TSC IntelBrief: Hazardous Vacancies
November 17, 2017

Hazardous Vacancies

Bottom Line Up Front

• A drained State Department may no longer be capable of coordinating sustained U.S. diplomatic engagement in response to growing geopolitical challenges.

• Congress, led by the Senate Foreign Relations Committee, should take additional oversight steps in anticipation of the inevitable next major international crisis.

• As upheaval rocks the oil-rich Middle East, the United States lacks top-level representation in key countries.

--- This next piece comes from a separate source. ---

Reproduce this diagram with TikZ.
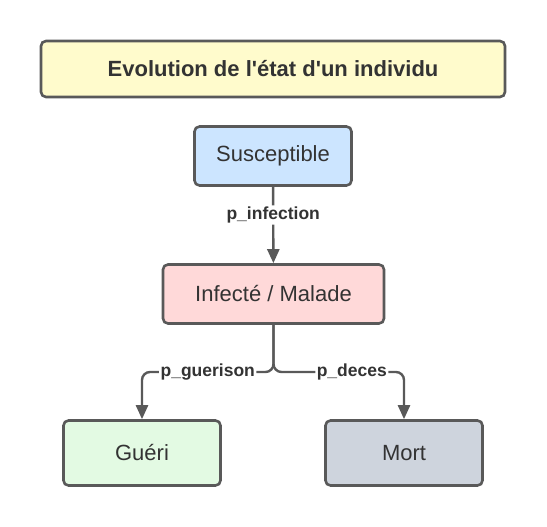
\documentclass[tikz,border=0pt]{standalone}
\usepackage{fontspec}
\setmainfont{Liberation Sans}
\usetikzlibrary{arrows.meta}

\definecolor{edgegray}{HTML}{595959}
\definecolor{textgray}{HTML}{333333}
\definecolor{titlefill}{HTML}{FFFBCC}
\definecolor{suscfill}{HTML}{CCE5FF}
\definecolor{inffill}{HTML}{FFD9D9}
\definecolor{guerifill}{HTML}{E3FAE3}
\definecolor{mortfill}{HTML}{CED4DD}

\tikzset{
    etat/.style={draw=edgegray, line width=2.6pt, rounded corners=5pt,
        text=textgray, font=\fontsize{22}{26}\selectfont,
        minimum width=157pt, minimum height=59pt, inner sep=0pt},
    lien/.style={draw=edgegray, line width=2.4pt, rounded corners=8pt,
        -{Triangle[length=14pt,width=12pt]}},
    proba/.style={fill=white, text=textgray, inner sep=1.5pt,
        font=\bfseries\fontsize{17.5}{21}\selectfont}
}

\begin{document}
\begin{tikzpicture}[x=1pt, y=1pt]
            \useasboundingbox (0, 0) rectangle (547, -527);
            % etats
            \node[etat, fill=titlefill, minimum width=464pt, minimum height=56pt,
                font=\bfseries\fontsize{22}{26}\selectfont] (titre) at (273, -69)
                {Evolution de l\textquotesingle état d\textquotesingle un individu};
            \node[etat, fill=suscfill] (susc) at (273, -156) {Susceptible};
            \node[etat, fill=inffill, minimum width=221pt] (inf) at (273.5, -294) {Infecté / Malade};
            \node[etat, fill=guerifill, minimum height=65pt] (gueri) at (142, -453) {Guéri};
            \node[etat, fill=mortfill, minimum height=65pt] (mort) at (404, -453) {Mort};
            \coordinate (fourche) at (273.5, -372);
            % transitions
            \draw[lien] (susc) -- (inf) node[pos=0.37, proba] {p\_infection};
            \draw[lien] (inf.south) -- (fourche) -| (gueri.north) node[pos=0.25, proba] {p\_guerison};
            \draw[lien] (inf.south) -- (fourche) -| (mort.north) node[pos=0.3, proba] {p\_deces};
        \end{tikzpicture}
\end{document}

• Understaffing in Washington exacerbates the risk of developments in the region that run contrary to U.S. national security interests.

 

Upheaval continues to rock the Middle East, and complex power dynamics are exacerbating conflicts between states across Asia. The Trump Administration expressly favors hard power solutions, having proposed deep cuts to diplomacy and foreign assistance to fund slight percentage increases to defense spending. But hard power works best in concert with soft power, and foreign countries need avenues to engage and negotiate with the United States other than through the White House and military-to-military channels. Widespread retirements and resignations are sapping the State Department, while key posts are not being filled. According to a recent report from the American Foreign Service Association (AFSA), a bi-partisan, non-political group, 60% of ambassadorships normally held by career officials are vacant.  Even more alarming is the loss of career ministers, who tend to fill some of the ‘big’ ambassadorships and assistant secretary jobs, as well as attrition at lower ranks and what looks like the lowest rate of hiring and promotion since the mid-1990s.  Meanwhile, talented American diplomats at all ranks are doing their best to avoid assignment to Washington, where leadership seems more focused on reorganizing and shrinking the agency than on carrying out its mission. 

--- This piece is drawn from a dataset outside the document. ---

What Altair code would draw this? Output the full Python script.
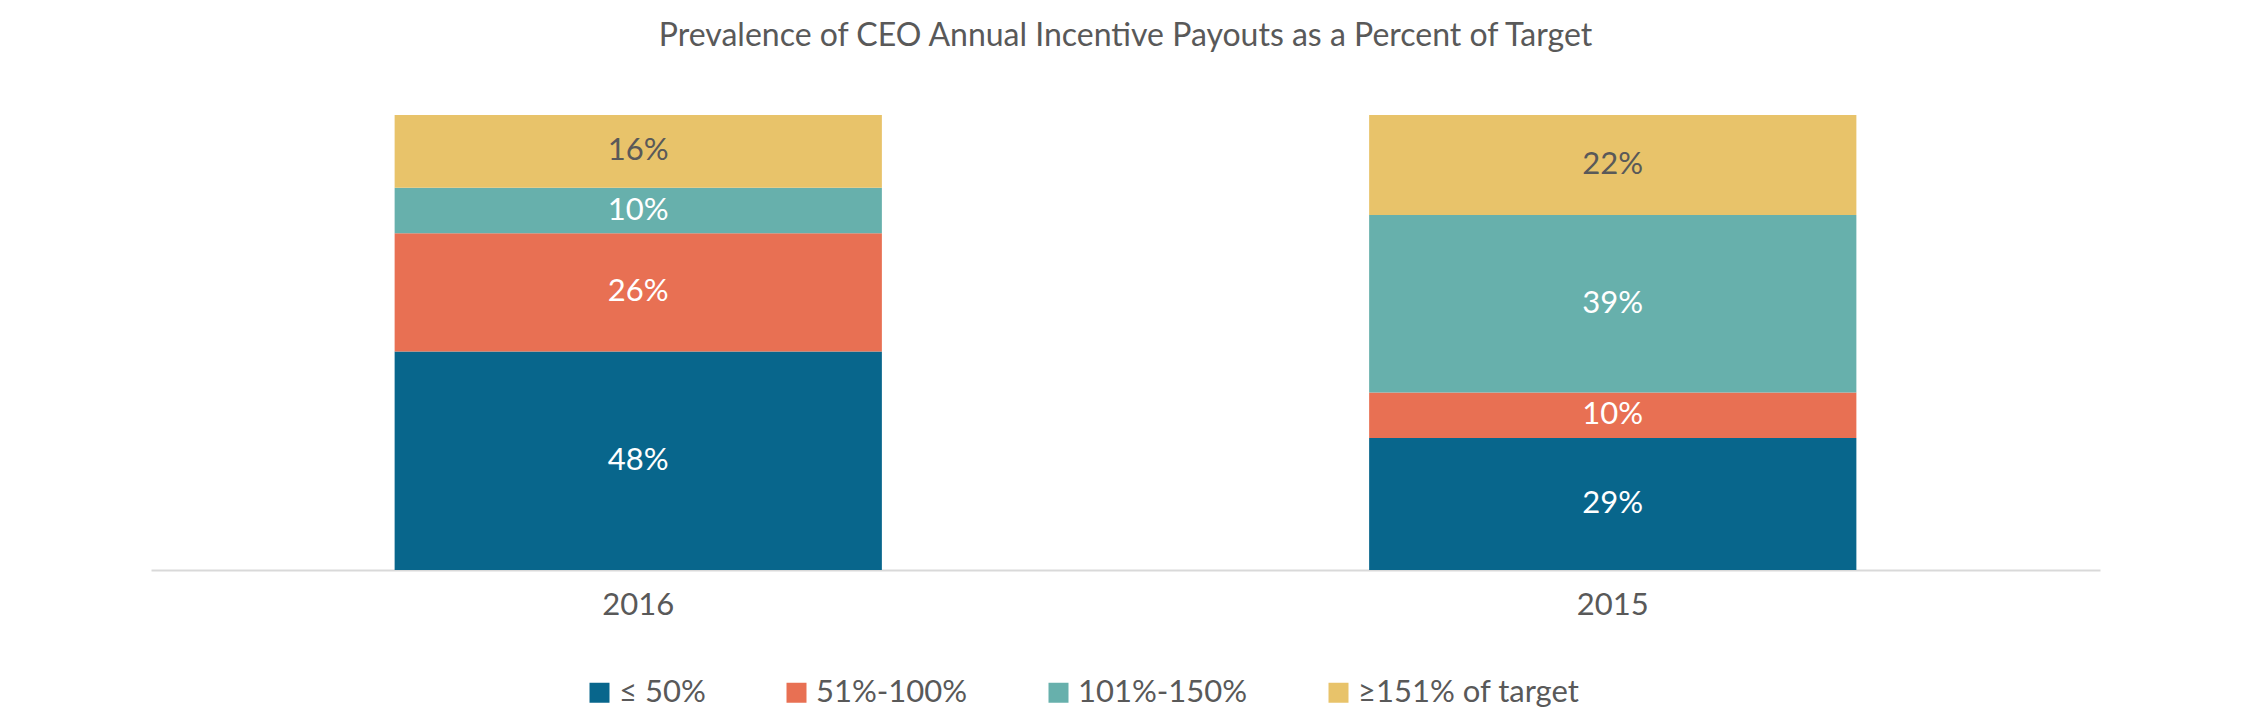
import pandas as pd
import altair as alt

years = ["2016", "2015"]
cats = ["≤ 50%", "51%-100%", "101%-150%", "≥151% of target"]
vals_2016 = [48, 26, 10, 16]
vals_2015 = [29, 10, 39, 22]
colors = ["#08668C", "#E87053", "#67B0AC", "#E8C36A"]
text_colors = ["white", "white", "white", "#595959"]

rows = []
for y, vals in zip(years, [vals_2016, vals_2015]):
    for i, (c, v) in enumerate(zip(cats, vals)):
        rows.append({"year": y, "cat": c, "value": v, "ord": i, "tc": text_colors[i]})
df = pd.DataFrame(rows)

base = alt.Chart(df).transform_stack(
    stack="value", as_=["y0", "y1"], groupby=["year"], sort=[alt.SortField("ord")]
).transform_calculate(mid="(datum.y0 + datum.y1) / 2", label="datum.value + '%'")

xenc = alt.X("year:N", sort=years, title=None,
             scale=alt.Scale(paddingInner=0.5, paddingOuter=0.25),
             axis=alt.Axis(labelAngle=0, labelFontSize=31, labelColor="#595959",
                           labelFont="Lato", labelPadding=20, ticks=False,
                           domainColor="#d9d9d9", domainWidth=2))

bars = base.mark_bar().encode(
    x=xenc,
    y=alt.Y("y0:Q", scale=alt.Scale(domain=[0, 100]), axis=None),
    y2="y1:Q",
    color=alt.Color("cat:N", sort=cats,
                    scale=alt.Scale(domain=cats, range=colors),
                    legend=alt.Legend(title=None, orient="none", direction="horizontal",
                                      legendX=433, legendY=562,
                                      symbolType="square", symbolSize=400,
                                      symbolStrokeWidth=0, labelFontSize=31,
                                      labelFont="Lato", labelColor="#595959",
                                      columnPadding=75, labelLimit=400)),
)

labels = base.mark_text(fontSize=31, font="Lato").encode(
    x=alt.X("year:N", sort=years),
    y="mid:Q",
    text="label:N",
    color=alt.Color("tc:N", scale=None),
)

chart = alt.layer(bars, labels).properties(
    width=1949, height=455,
    autosize=alt.AutoSizeParams(type="none"),
    padding={"left": 143, "top": 107, "right": 100, "bottom": 150},
    title=alt.TitleParams("Prevalence of CEO Annual Incentive Payouts as a Percent of Target",
                          fontSize=32, font="Lato", fontWeight="normal",
                          color="#595959", offset=62, anchor="middle"),
).configure_view(stroke=None)

chart.save("out.html", embed_options={"renderer": "svg", "actions": False})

In the Middle East, Saudi Arabia’s 32-year old Crown Prince Mohammad bin Salman is consolidating power internally and pursuing a costly anti-Shi’a war in Yemen, while also pressuring Qatar and Lebanon. The United Arab Emirates (UAE) and Bahrain are squarely in the Saudi camp, and Egypt is generally supportive. Intended to counter Shia Iran, Sunni Saudi Arabia’s coercive actions could backfire. Also, a century after WWI ended, Turkey is expanding its regional influence, aligning with Iraq’s Shi’a-led government to constrain Kurdish aspirations for statehood. Jordan, Oman and Kuwait are trying to avoid entanglement. Meanwhile, Syria’s civil war drags on, the country’s vicious sectarian minority regime sustained by Russian and Iranian support, and Salafi-jihadism remains a robust threat to the U.S. homeland, despite the so-called Islamic State’s overwhelming losses.  

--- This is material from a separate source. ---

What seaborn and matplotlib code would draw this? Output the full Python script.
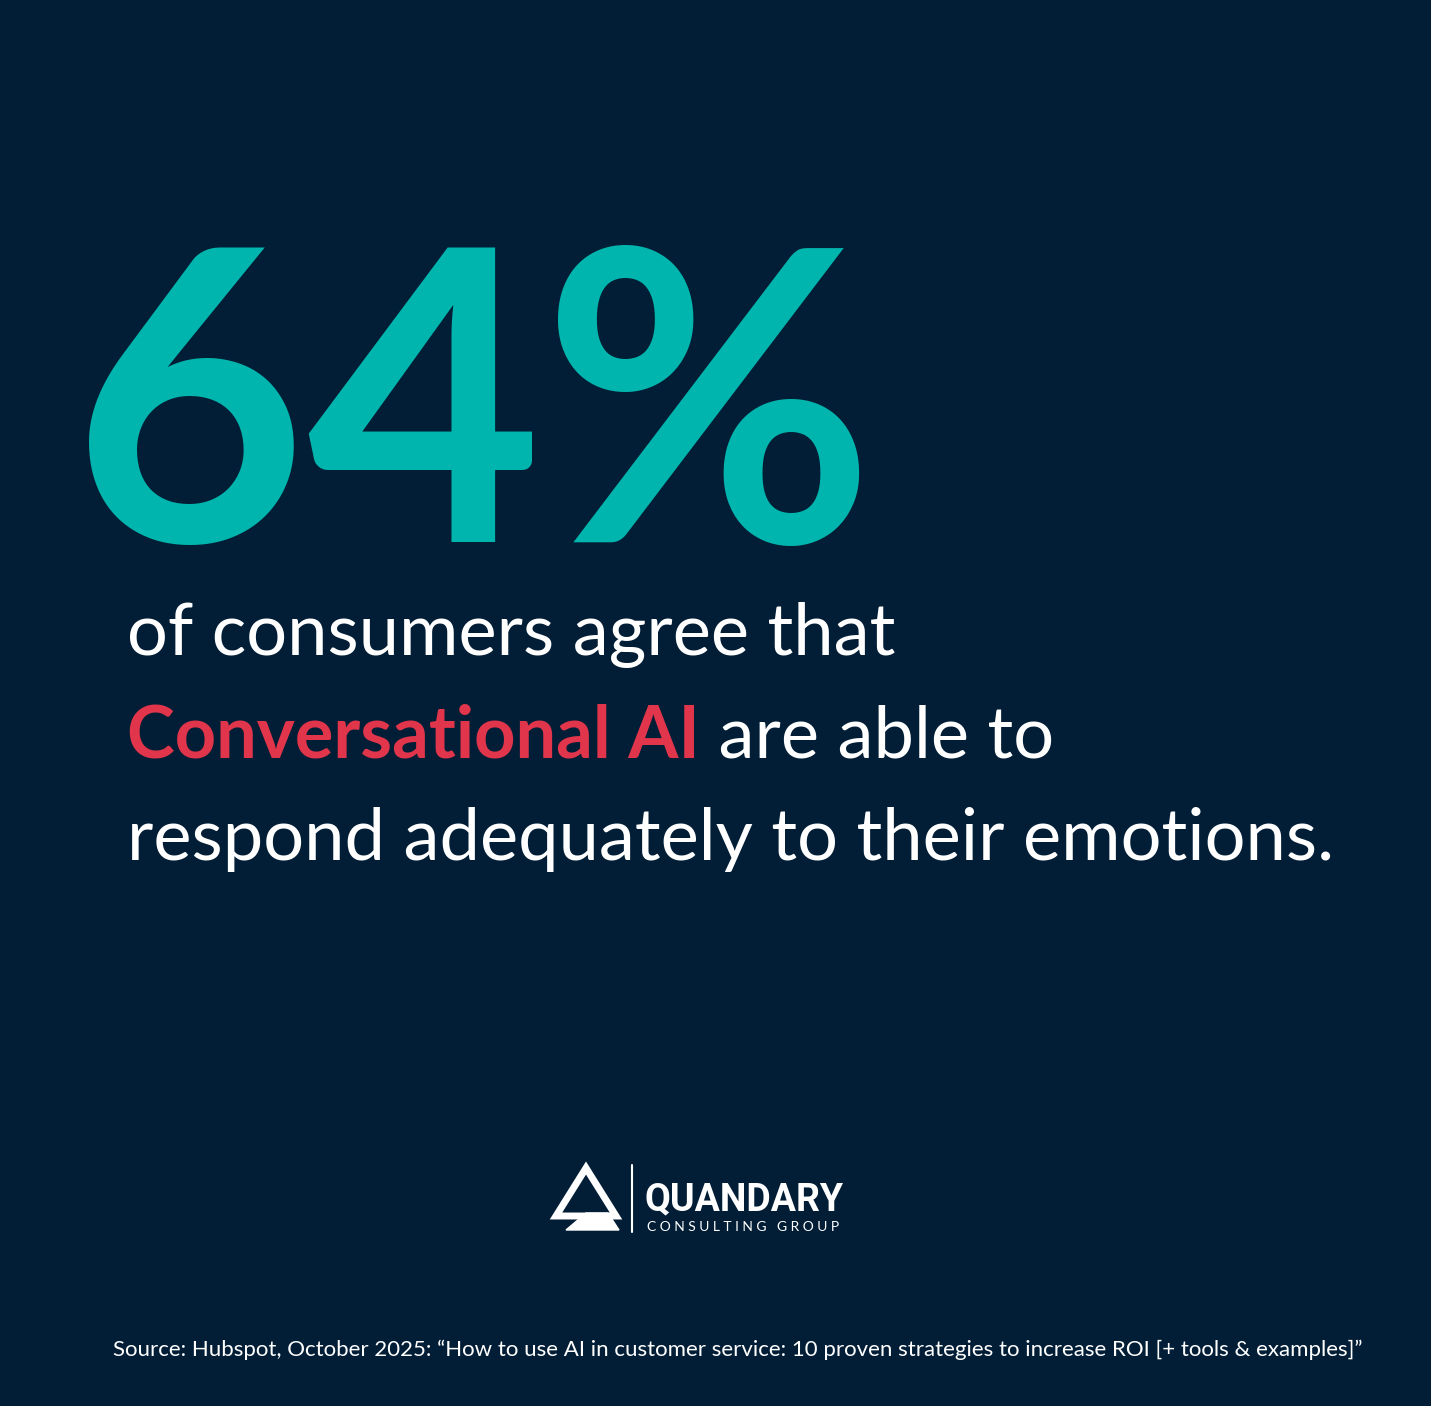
import matplotlib
matplotlib.use("Agg")
import matplotlib.pyplot as plt
import seaborn as sns
from matplotlib.patches import Polygon

# data / text
stat_value = 64
line1 = "of consumers agree that"
highlight = "Conversational AI"
line2_rest = " are able to"
line3 = "respond adequately to their emotions."
brand = "QUANDARY"
brand_sub = "C O N S U L T I N G   G R O U P"
source = ("Source: Hubspot, October 2025: \u201cHow to use AI in customer service: "
          "10 proven strategies to increase ROI [+ tools & examples]\u201d")

BG = "#021e36"
TEAL = "#00b5ad"
RED = "#e0354b"

sns.set_theme(style="white")
plt.rcParams['font.family'] = ['Lato', 'DejaVu Sans']

fig = plt.figure(figsize=(14.31, 14.06), dpi=100, facecolor=BG)
ax = fig.add_axes([0, 0, 1, 1])
ax.set_facecolor(BG)
ax.set_xlim(0, 1431)
ax.set_ylim(1406, 0)
ax.axis("off")

ax.text(72, 542, f"{stat_value}%", color=TEAL, fontsize=292, fontweight="bold",
        ha="left", va="baseline")

body = dict(fontsize=52, color="white", va="baseline", ha="left")
ax.text(127, 655, line1, **body)
t = ax.text(127, 757, highlight, fontsize=52, color=RED, fontweight="bold",
            va="baseline", ha="left")
fig.canvas.draw()
bb = t.get_window_extent().transformed(ax.transData.inverted())
ax.text(bb.x1, 757, line2_rest, **body)
ax.text(127, 860, line3, **body)

# logo
ax.add_patch(Polygon([[556, 1216], [586, 1168], [616, 1216]], closed=True,
                     fill=False, edgecolor="white", lw=5))
ax.add_patch(Polygon([[566, 1230], [619, 1230], [608, 1213], [586, 1213]],
                     closed=True, color="white"))
ax.plot([632, 632], [1165, 1232], color="white", lw=1.5)
ax.text(645, 1210, brand, fontsize=27, color="white", fontweight="bold",
        family=["Roboto", "DejaVu Sans"], va="baseline", ha="left")
ax.text(647, 1231, brand_sub, fontsize=10, color="white", va="baseline",
        ha="left")

ax.text(738, 1356, source, fontsize=16, color="white", ha="center",
        va="baseline")

fig.savefig("out.png", dpi=100, facecolor=BG)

In this region, not only home to so many complex conflicts, but also the source of 46% of global oil exports, the United States has no ambassador in Jordan, Turkey, Egypt, Qatar or Saudi Arabia. Nor does the U.S. have diplomatic relations with Iran, and its embassies in Yemen and Syria are shuttered. President Trump seems to operate with the belief that he can sway foreign leaders with the power of his personality rather than with hard-nosed diplomacy rooted in an understanding of respective national interests. However, without the eyes and ears on the ground provided by ambassadors and their experienced multi-agency staffs, the U.S. disadvantage deepens, and the risk of outcomes detrimental to U.S. national security rises. The Emirati ambassador has been in Washington three times longer than his American counterpart has been posted in Abu Dhabi, and she is the longest-serving current U.S. ambassador in the region. Saudi Arabia’s foreign minister is a former envoy to the United States, and Qatar’s man in Washington is on his fourth ambassadorial posting.  

The paucity of American ambassadors in the region might be offset by a robust policy formulation and implementation capability in Washington. However, President Trump has yet to nominate an assistant secretary of state for near eastern affairs, and the undersecretary for political affairs has scant Near East experience. Meanwhile, Trump’s National Security Council staff is already on its second retired Army colonel as Middle East senior director.  

Congress should review whether State remains capable of coordinating U.S. diplomatic engagement globally, especially under the pressure of an eventual major international crisis. The Senate Foreign Relations Committee can lead this oversight by insisting on substantive answers to probing questions before scheduling hearings for political nominees to ambassadorial positions.